Before submitting a loan application, ensure that you have:

  • Checked your latest credit report
  • Corrected any errors or outdated information
  • Cleared outstanding dues
  • Reduced credit utilization below 30%
  • Avoided multiple loan applications
  • Made all EMI and credit card payments on time
  • Maintained a healthy mix of credit accounts
  • Avoided closing old credit cards unnecessarily

Following this checklist can significantly improve your loan eligibility and approval chances.

Conclusion

Building a healthy credit score before applying for a loan can greatly improve your borrowing experience. A strong credit profile not only increases your chances of approval but also helps you access better interest rates, higher loan amounts, and flexible repayment options. By maintaining timely repayments, keeping credit utilization low, reviewing your credit report regularly, and avoiding unnecessary credit enquiries, you can strengthen your creditworthiness and achieve your financial goals with confidence.

FAQs

1. Can improving my credit score help me save money on a loan?

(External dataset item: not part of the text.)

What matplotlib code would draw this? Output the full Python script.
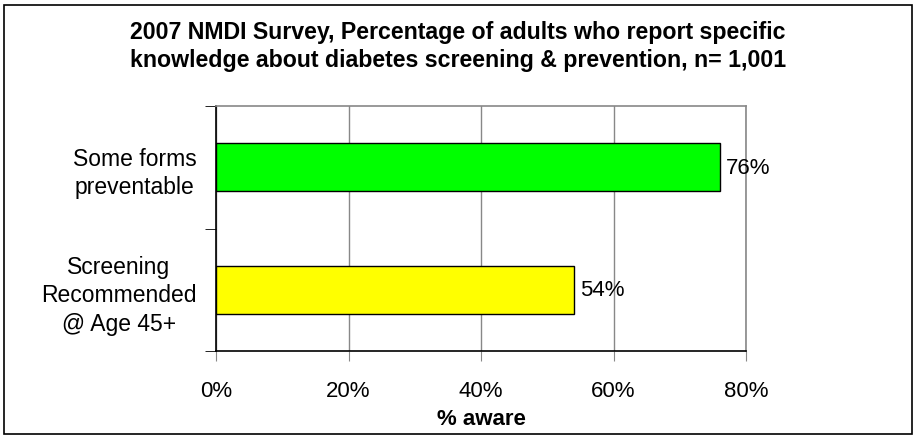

Yes. Borrowers with stronger credit profiles often qualify for lower interest rates, which can significantly reduce the total cost of borrowing over the loan tenure.

2. Should I delay my loan application if my credit score is low?

If your loan is not urgent, spending a few months improving your credit score can increase your approval chances and help you secure better loan terms.

3. Can credit report errors affect my loan eligibility?

Yes. Incorrect information such as duplicate accounts, wrong payment records, or fraudulent entries can lower your credit score and negatively impact your loan application.

4. How early should I start improving my credit score before applying for a loan?

It is best to start improving your credit score at least 3 to 6 months before applying for a loan to allow positive changes to reflect in your credit report.

5. What habits help maintain a healthy credit score in the long run?

Consistently paying bills on time, maintaining a low credit utilization ratio, avoiding excessive credit applications, and regularly monitoring your credit report can help maintain a strong credit score over time.